Lors de sa conférence de presse, le commissaire européen Joaquín Almunia, chargé
de la Concurrence, a précisé – selon les propos rapportés par l’AFP le 13 janvier – que
« nous ne remettons pas en question la possibilité d’accorder des licences sur une base territoriale, et nous n’essayons pas d’obliger les studios à vendre des droits sur une base pan-européenne ». Ce qui exclut ainsi a priori tout rapport entre cette enquête et la promotion poursuivie par ailleurs d’un marché unique des œuvres audiovisuelles dans le cadre de licences multi-territoriales (voir encadré). En outre, le commissaire européen indique que l’enquête se concentrerait sur « les restrictions aux demandes non sollicitées provenant de spectateurs installés dans d’autres pays membres (…) ou qui déménagent ou voyagent à l’étranger ».
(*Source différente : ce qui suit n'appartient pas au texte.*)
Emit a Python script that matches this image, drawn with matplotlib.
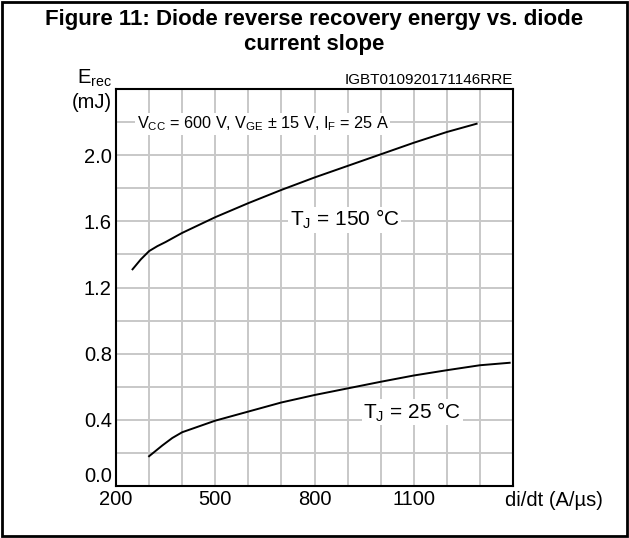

• Le contexte de l’enquête. Cette enquête s’inspire expressément de l’arrêt rendu par
la Cour de justice de Union européenne (CJUE) le 4 octobre 2011 dans les affaires jointes « Football Association Premier League » et « Murphy » (2). Dans cet arrêt, la CJUE a abordé la question de la protection territoriale dans le secteur des services de radiodiffusion, à propos d’accords de licence de diffusion satellitaire d’événements sportifs (en l’espèce les matchs de la Premier League). Ces accords comportaient une exclusivité territoriale garantie par une clause d’interdiction aux télédiffuseurs de fournir leurs dispositifs de décodage à l’extérieur du territoire, empêchant ainsi la réception du service en dehors du territoire autorisé.

Exclusivité territoriale versus concurrence
La CJUE a rappelé que, si rien n’interdisait à un titulaire de concéder à un licencié unique le droit exclusif de diffuser un objet protégé sur un territoire et d’en interdire la diffusion
par d’autres, l’interdiction de la « protection territoriale absolue » était transposable dans
le domaine de la prestation transfrontalière de services de radiodiffusion.
La Cour a considéré en l’espèce que la clause d’interdiction de fourniture des dispositifs de décodage à l’extérieur du territoire couvert par la licence interdisait aux diffuseurs
toute prestation transfrontalière et conférait à chaque diffuseur une exclusivité territoriale absolue dans la zone couverte par sa licence, éliminant toute concurrence entre diffuseurs et cloisonnant le marché selon les frontières nationales.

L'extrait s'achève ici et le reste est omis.